ClusterLabs / resource-agents

Combined repository of OCF agents from the RHCS and Linux-HA projects
GNU General Public License v2.0
493 stars 581 forks source link

LVM-activate: adding new parameter auto_drop_lock #1808

Closed ldzhong closed 2 years ago

ldzhong commented 2 years ago

If VG is activated exclusively in the cluster and the lvmlockd daemon is killed, the EX locks for LV will become orphaned in the lockspace. Then LV will fail to be activated when cluster trying to bring it up again. With this new parameter enabled, we drop the orphaned locks first left in previous lockspace before activation.

knet-ci-bot commented 2 years ago

Can one of the admins verify this patch?

oalbrigt commented 2 years ago

ok to test

teigland commented 2 years ago

There are a few issues here. First, lvmlockctl kill and drop features are specifically for sanlock-based shared VGs (when the lease storage is disconnected); they have no valid use with dlm-based shared VGs. Second, you cannot just forcibly remove locks while they are still being used. Persistent locks are representing active LVs, and you have not mentioned anything about the LVs that require these locks which may still be active. Third, it's not clear what realistic scenario corresponds to the user killing lvmlockd, so it's hard to know what other solutions to recommend for resolving the problem you're having. Fourth, you might be interested in the lvmlockd --adopt option. The adopt option allows lvmlockd to be restarted while there are persistent LV locks in place (although this feature has never been widely tested or used as far as I know.)

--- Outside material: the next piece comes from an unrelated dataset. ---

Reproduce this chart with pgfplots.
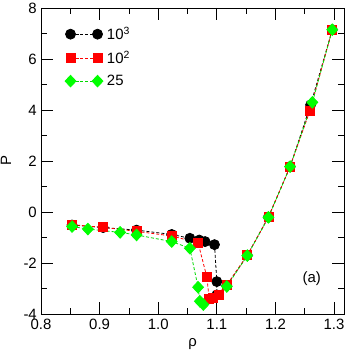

ldzhong commented 2 years ago

Thanks for the review. The ideal resolution to this problem would be the lvmlockd --adopt option, but as you said the lvmlockd daemon should be restarted while persistent LV locks are still in place, and it doesn't apply in cluster environment as cluster manager normally will bring down the VG resource first before restarting lvmlockd. I agree with the second point here, which obviously will cause regression. It seems the agent is also not a perfect place to fix this problem. I think this pull request can be closed for now. I'll figure out if there's any other resolution. Thanks for your time.